Hilary Hahn: A Portrait

by | Jun 25, 2007 | DVD & Blu-ray Video Reviews | 0 comments

Hilary Hahn: A Portrait

Program: KORNGOLD: Violin Concerto in D Major, Op. 35; MOZART: Violin Sonata in G Major, K. 301
Performers: Hilary Hahn, violin/ Natalie Zhu, piano/ Berlin Philharmonic Orchestra/ Kent Nagano
Studio: DGG DVD 00440 073 4192
Video: 16:9 enhanced; color
Audio: PCM Stereo
Extras: Live continuous performance excerpts of both works
Length: 58 minutes (documentary); 49 minutes (extras)
Rating: ****

Directed by Benedict Mirow, this documentary on violin virtuoso Hilary Hahn is an affectionate look–before and behind the concert stage–of a traveling artist; in fact Hahn estimates she is home during the concert season only two nights in seven. We begin offstage at the Berlin Philharmonie, as Hahn prepares to perform the Korngold Violin Concerto (24 March 2004). She notes its etiology as Hollywood film music, remarking that some people denigrate the genre–she played the soundtrack for the film The Village— even though few composers can master the medium’s demand for a balance of popular and classical procedures. Narrator David Kehoe adds that Hahn made her international debut in Berlin in 1995 under Lorin Maazel. Hilary is then signing autographs for fans, an activity that will fill her time in Hong Kong and in Japan, where she has learned “to return the signed programs with both hands while I bow–it’s more polite.”
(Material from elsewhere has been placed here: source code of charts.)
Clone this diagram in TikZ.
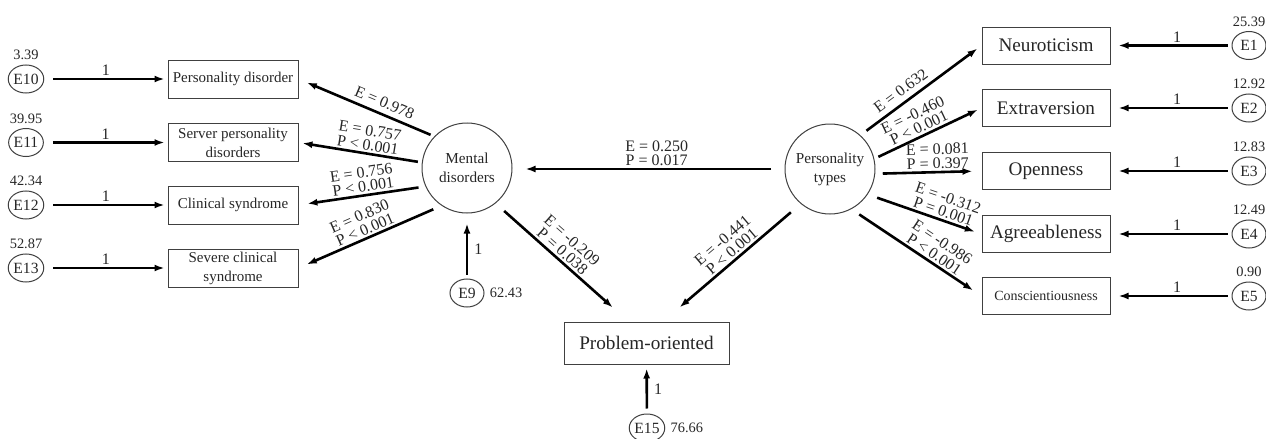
\documentclass[tikz,border=0pt]{standalone}
\usepackage{fontspec}
\setmainfont{Liberation Serif}
\usetikzlibrary{arrows.meta,shapes.geometric,calc}
\begin{document}
\begin{tikzpicture}[x=0.5pt,y=-0.5pt,
  every node/.style={text=black!85},
  box/.style={draw=black!75, line width=0.5pt, minimum width=65pt, minimum height=19pt, inner sep=1pt, align=center, font=\fontsize{7.5}{9.5}\selectfont},
  rbox/.style={draw=black!75, line width=0.5pt, minimum width=64pt, minimum height=18.5pt, inner sep=1pt, font=\fontsize{9.6}{11}\selectfont},
  lat/.style={draw=black!75, line width=0.5pt, circle, minimum size=45pt, inner sep=0pt, align=center, font=\fontsize{7.6}{9.5}\selectfont},
  err/.style={draw=black!75, line width=0.5pt, ellipse, minimum width=17pt, minimum height=14pt, inner sep=0pt, font=\fontsize{7.8}{9}\selectfont},
  arr/.style={line width=1.3pt, -{Latex[length=5pt,width=3.5pt]}},
  lbl/.style={font=\fontsize{8}{7.2}\selectfont, align=center, inner sep=1pt},
  num/.style={font=\fontsize{7.2}{8}\selectfont, inner sep=0.5pt}
]
\useasboundingbox (0,0) rectangle (1266,439);

% left observed
\node[box] (pd)  at (233,79)  {Personality disorder};
\node[box] (spd) at (233,142.5) {Server personality\\disorders};
\node[box] (cs)  at (233,205) {Clinical syndrome};
\node[box] (scs) at (233,268) {Severe clinical\\syndrome};

% left errors
\node[err, label={[num,label distance=1.5pt]above:3.39}]  (e10) at (26,79)  {E10};
\node[err, label={[num,label distance=1.5pt]above:39.95}] (e11) at (26,142.5) {E11};
\node[err, label={[num,label distance=1.5pt]above:42.34}] (e12) at (26,205) {E12};
\node[err, label={[num,label distance=1.5pt]above:52.87}] (e13) at (26,268) {E13};

% latent
\node[lat] (md) at (467,168) {Mental\\disorders};
\node[lat] (pt) at (830,169) {Personality\\types};

% right observed
\node[rbox] (neu) at (1046,45.5) {Neuroticism};
\node[rbox] (ext) at (1046,108) {Extraversion};
\node[rbox] (ope) at (1046,171) {Openness};
\node[rbox] (agr) at (1046,234) {Agreeableness};
\node[rbox, font=\fontsize{7}{8}\selectfont] (con) at (1046,296) {Conscientiousness};

% right errors
\node[err, label={[num,label distance=1.5pt]above:25.39}] (e1) at (1249,45.5) {E1};
\node[err, label={[num,label distance=1.5pt]above:12.92}] (e2) at (1249,108) {E2};
\node[err, label={[num,label distance=1.5pt]above:12.83}] (e3) at (1249,171) {E3};
\node[err, label={[num,label distance=1.5pt]above:12.49}] (e4) at (1249,234) {E4};
\node[err, label={[num,label distance=1.5pt]above:0.90}]  (e5) at (1249,296) {E5};

% problem oriented
\node[draw=black!75, line width=0.5pt, minimum width=82.5pt, minimum height=21pt, font=\fontsize{9.6}{11}\selectfont] (po) at (646.5,343) {Problem-oriented};
\node[err, label={[num,label distance=2pt]right:62.43}] (e9) at (467,293) {E9};
\node[err, label={[num,label distance=2pt]right:76.66}] (e15) at (647,428) {E15};

% error arrows left
\foreach \e/\b in {e10/pd, e11/spd, e12/cs, e13/scs}
  \draw[arr, shorten <=4.5pt, shorten >=1.5pt] (\e) -- (\b) node[lbl, above, midway] {1};
% error arrows right
\foreach \e/\b in {e1/neu, e2/ext, e3/ope, e4/agr, e5/con}
  \draw[arr, shorten <=2pt, shorten >=4pt] (\e) -- (\b) node[lbl, above, pos=0.45] {1};

\draw[arr, shorten <=2pt, shorten >=5pt] (e9) -- (md) node[lbl, right=2pt, pos=0.45] {1};
\draw[arr, shorten <=2.5pt, shorten >=2pt] (e15) -- (po) node[lbl, right=2pt, pos=0.5] {1};

% mental disorders -> indicators
\draw[arr, shorten <=2pt, shorten >=4.5pt] (md.136) -- (pd.east) node[lbl, above=1.5pt, sloped, pos=0.4] {E = 0.978};
\draw[arr, shorten <=2pt, shorten >=2pt] (md.173) -- (spd.east) node[lbl, above, sloped, pos=0.45] {E = 0.757\\P < 0.001};
\draw[arr, shorten <=3.5pt, shorten >=4.5pt] (md.204.6) -- (cs.east) node[lbl, above, sloped, pos=0.48] {E = 0.756\\P < 0.001};
\draw[arr, shorten <=4.5pt, shorten >=4.5pt] (md.236) -- (scs.east) node[lbl, above, sloped, pos=0.51] {E = 0.830\\P < 0.001};

% personality types -> indicators
\draw[arr, shorten <=3.75pt, shorten >=2.5pt] (pt.48) -- (neu.west) node[lbl, above=1.5pt, sloped, pos=0.39] {E = 0.632};
\draw[arr, shorten <=2.25pt, shorten >=2pt] (pt.13) -- (ext.west) node[lbl, above, sloped, pos=0.45] {E = -0.460\\P < 0.001};
\draw[arr, shorten <=3.75pt, shorten >=4.5pt] (pt.-6.6) -- (ope.west) node[lbl, above, sloped, pos=0.59] {E = 0.081\\P = 0.397};
\draw[arr, shorten <=5pt, shorten >=3.5pt] (pt.-34.6) -- (agr.west) node[lbl, above, sloped, pos=0.64] {E = -0.312\\P = 0.001};
\draw[arr, shorten <=4.75pt, shorten >=5pt] (pt.-62.5) -- (con.west) node[lbl, above, sloped, pos=0.6] {E = -0.986\\P < 0.001};

% structural paths
\draw[arr, shorten <=6.75pt, shorten >=6.5pt] (pt.west) -- (md.east |- pt.west) node[lbl, above, pos=0.47] {E = 0.250\\P = 0.017};
\draw[arr, shorten <=5.7pt, shorten >=10.5pt] (md.-51.5) -- ([xshift=-9pt]po.north) node[lbl, above, sloped, pos=0.46] {E = -0.209\\P = 0.038};
\draw[arr, shorten <=6.5pt, shorten >=10.9pt] (pt.230) -- ([xshift=8.25pt]po.north) node[lbl, above, sloped, pos=0.46] {E = -0.441\\P < 0.001};
\end{tikzpicture}
\end{document}
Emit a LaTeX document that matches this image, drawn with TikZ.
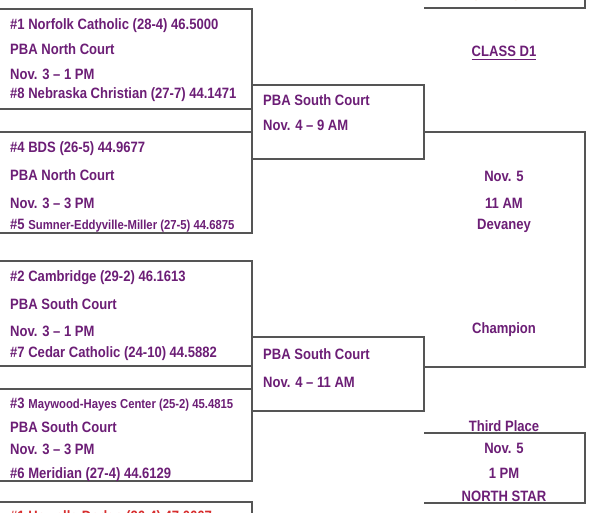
\documentclass[tikz,border=0pt]{standalone}
\usepackage{fontspec}
\setmainfont{Liberation Sans}[FakeStretch=0.87]
\definecolor{vpurple}{RGB}{108,30,118}
\definecolor{vred}{RGB}{215,45,45}
\definecolor{vorange}{RGB}{230,165,80}
\definecolor{linegray}{RGB}{85,85,85}
\begin{document}
\begin{tikzpicture}[x=1pt,y=-1pt,
  lbl/.style={inner sep=0pt, anchor=base west, text=vpurple, font=\fontsize{15}{18}\selectfont\bfseries},
  ctr/.style={lbl, anchor=base},
  brk/.style={draw=linegray, line width=1.3pt},
]
\useasboundingbox (0,0) rectangle (600,513);
\fill[white] (0,0) rectangle (600,513);
\clip (0,0) rectangle (600,513);
\newcommand{\smalltxt}{\fontsize{13}{15}\selectfont}

% corner coordinates
\coordinate (r1a) at (-2,9);   \coordinate (r1b) at (252,9);   \coordinate (r1c) at (252,109); \coordinate (r1d) at (-2,109);
\coordinate (r2a) at (-2,132); \coordinate (r2b) at (252,132); \coordinate (r2c) at (252,233); \coordinate (r2d) at (-2,233);
\coordinate (r3a) at (-2,261); \coordinate (r3b) at (252,261); \coordinate (r3c) at (252,366); \coordinate (r3d) at (-2,366);
\coordinate (r4a) at (-2,389); \coordinate (r4b) at (252,389); \coordinate (r4c) at (252,481); \coordinate (r4d) at (-2,481);
\coordinate (r5a) at (-2,502); \coordinate (r5b) at (252,502); \coordinate (r5c) at (252,530);
\coordinate (s1a) at (252,85);  \coordinate (s1b) at (424,85);  \coordinate (s1c) at (424,159); \coordinate (s1d) at (252,159);
\coordinate (s2a) at (252,337); \coordinate (s2b) at (424,337); \coordinate (s2c) at (424,411); \coordinate (s2d) at (252,411);
\coordinate (fa) at (424,132); \coordinate (fb) at (585,132); \coordinate (fc) at (585,367); \coordinate (fd) at (424,367);
\coordinate (ta) at (424,433); \coordinate (tb) at (585,433); \coordinate (tc) at (585,503); \coordinate (td) at (424,503);
\coordinate (pa) at (585,-5); \coordinate (pb) at (585,8); \coordinate (pc) at (424,8);

% bracket lines
\draw[brk] (r1a) -- (r1b) -- (r1c) -- (r1d);
\draw[brk] (r2a) -- (r2b) -- (r2c) -- (r2d);
\draw[brk] (r3a) -- (r3b) -- (r3c) -- (r3d);
\draw[brk] (r4a) -- (r4b) -- (r4c) -- (r4d);
\draw[brk] (r5a) -- (r5b) -- (r5c);
\draw[brk] (s1a) rectangle (s1c);
\draw[brk] (s2a) rectangle (s2c);
\draw[brk] (fa) -- (fb) -- (fc) -- (fd);
\draw[brk] (ta) -- (tb) -- (tc) -- (td);
\draw[brk] (pa) -- (pb) -- (pc);

% first round texts
\node[lbl] (t11) at (10,30) {\#1 Norfolk Catholic (28-4) 46.5000};
\node[lbl] (t12) at (10,55) {PBA North Court};
\node[lbl] (t13) at (10,80) {Nov. 3 – 1 PM};
\node[lbl] (t14) at (10,99) {\#8 Nebraska Christian (27-7) 44.1471};

\node[lbl] (t21) at (10,153) {\#4 BDS (26-5) 44.9677};
\node[lbl] (t22) at (10,181) {PBA North Court};
\node[lbl] (t23) at (10,209) {Nov. 3 – 3 PM};
\node[lbl] (t24) at (10,230) {\#5 {\smalltxt Sumner-Eddyville-Miller (27-5) 44.6875}};

\node[lbl] (t31) at (10,281) {\#2 Cambridge (29-2) 46.1613};
\node[lbl] (t32) at (10,309) {PBA South Court};
\node[lbl] (t33) at (10,336) {Nov. 3 – 1 PM};
\node[lbl] (t34) at (10,357) {\#7 Cedar Catholic (24-10) 44.5882};

\node[lbl] (t41) at (10,408) {\#3 {\smalltxt Maywood-Hayes Center (25-2) 45.4815}};
\node[lbl] (t42) at (10,432) {PBA South Court};
\node[lbl] (t43) at (10,454) {Nov. 3 – 3 PM};
\node[lbl] (t44) at (10,478) {\#6 Meridian (27-4) 44.6129};

\node[lbl, text=vred] (t51) at (10,521) {\#1 Howells-Dodge (26-4) 47.0667};

% semifinal texts
\node[lbl] (s11) at (263,106) {PBA South Court};
\node[lbl] (s12) at (263,131) {Nov. 4 – 9 AM};
\node[lbl] (s21) at (263,359) {PBA South Court};
\node[lbl] (s22) at (263,387) {Nov. 4 – 11 AM};

% right column
\node[ctr, text=vorange] (ns0) at (504,1) {NORTH STAR};
\node[ctr] (classd) at (504,57) {CLASS D1};
\draw[vpurple, line width=1pt] ([yshift=-2pt]classd.south west) -- ([yshift=-2pt]classd.south east);
\node[ctr] (f1) at (504,182) {Nov. 5};
\node[ctr] (f2) at (504,209) {11 AM};
\node[ctr] (f3) at (504,230) {Devaney};
\node[ctr] (f4) at (504,334) {Champion};

\node[ctr] (p1) at (504,431) {Third Place};
\node[ctr] (p2) at (504,453) {Nov. 5};
\node[ctr] (p3) at (504,478) {1 PM};
\node[ctr] (p4) at (504,501) {NORTH STAR};
\end{tikzpicture}
\end{document}
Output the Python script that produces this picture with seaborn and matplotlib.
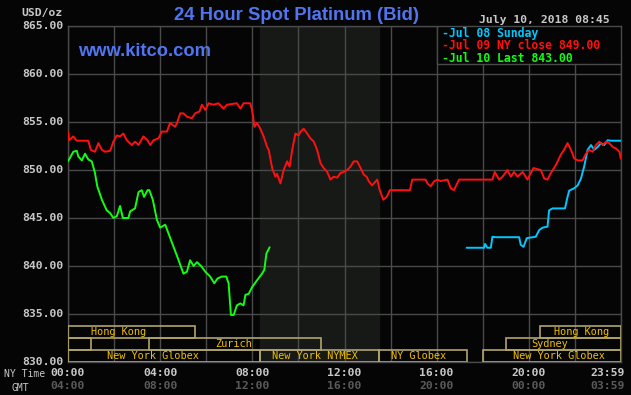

Interspersed with the pure documentary is actual footage of the Korngold Concerto, Kent Nagano is in full hair plumage and conducting sans baton. He will comment near the end of the video–as does Sir Colin Davis as they record Williams’ The Lark Ascending–what lovely phrasing Hahn can apply to phrases while maintaining a basic yet flexible pulse, so necessary to give a performance aesthetic unity. Hahn leads us on a tour of the Curtis Institute, where she studied for ten years, and we see the rooms in which she worked with her mentor Brodsky, a pupil of Efrem Zimbalist. She carved the Halloween pumpkins annually. Hahn points out a photo of Heifetz, Kreisler, and Zimbalist: “Heifetz is smiling; that’s rare, since he was such a serious person,” she quips. Gary Graffman, head of Curtis, recalls Hilary as “a very serious student. Always learning, whether music or languages.” Hilary points out the ping-pong table and remarks that the Chinese musicians who play ping-pong will “whip the crap out of you.” The Curtis experience taught Hilary “not to be afraid. The audience wants to have fun, to enjoy the music. If you have a satisfying experience on stage–mainly through good preparation–then you help the unity of the performance.” Hahn talks about her relationship to Bach’s music, his innate spirituality, even playing the Chaconne from the D Minor Partita at Dresden’s Yellow Lounge, with its informality and customer eating and drinking–Hahn stipulated, however, no smoking. Her accompanist from the Curtis Institute days, since 1993, is Natalie Zhu, a pianist Hilary calls “a soft spoken person,” but who plays beautifully, as in Mozart’s G Major Sonata. At the Abbey Road Studios, Hahn is ever-aware of the Beatles’ venue, in awe of the musicians who have made their mark.

Hahn rehearses the Paganini D Major Concerto with the Hong Kong Symphony under Gunter Herbig, the cadenza by Sauret. During the cadenza, the orchestral musicians watch, spellbound. “Now, the trouble is the recording techniques are too acute,” Hahn worries. “They pick up every sound, even if my finger sticks or the bow makes an extra vibration – effects earlier equipment would have missed or ignored.” Still, Hahn likes the recording studio for its possibilities to present a pristine version of a musical conception. After the conclusion of Korngold, it’s off to Hamburg, more packing, itineraries, cushioned packing for her violin, homesickness.  An artist’s life in miniature, the DVD imparts intensity and wistfulness at once. The bonus tracks include the full Korngold, Mozart Sonata, and talks by Hahn and Zhu. [The higher visual quality of the widescreen presentation of more and more classical music videos makes the 4:3 screen releases now seem claustrophobic to me…Ed.]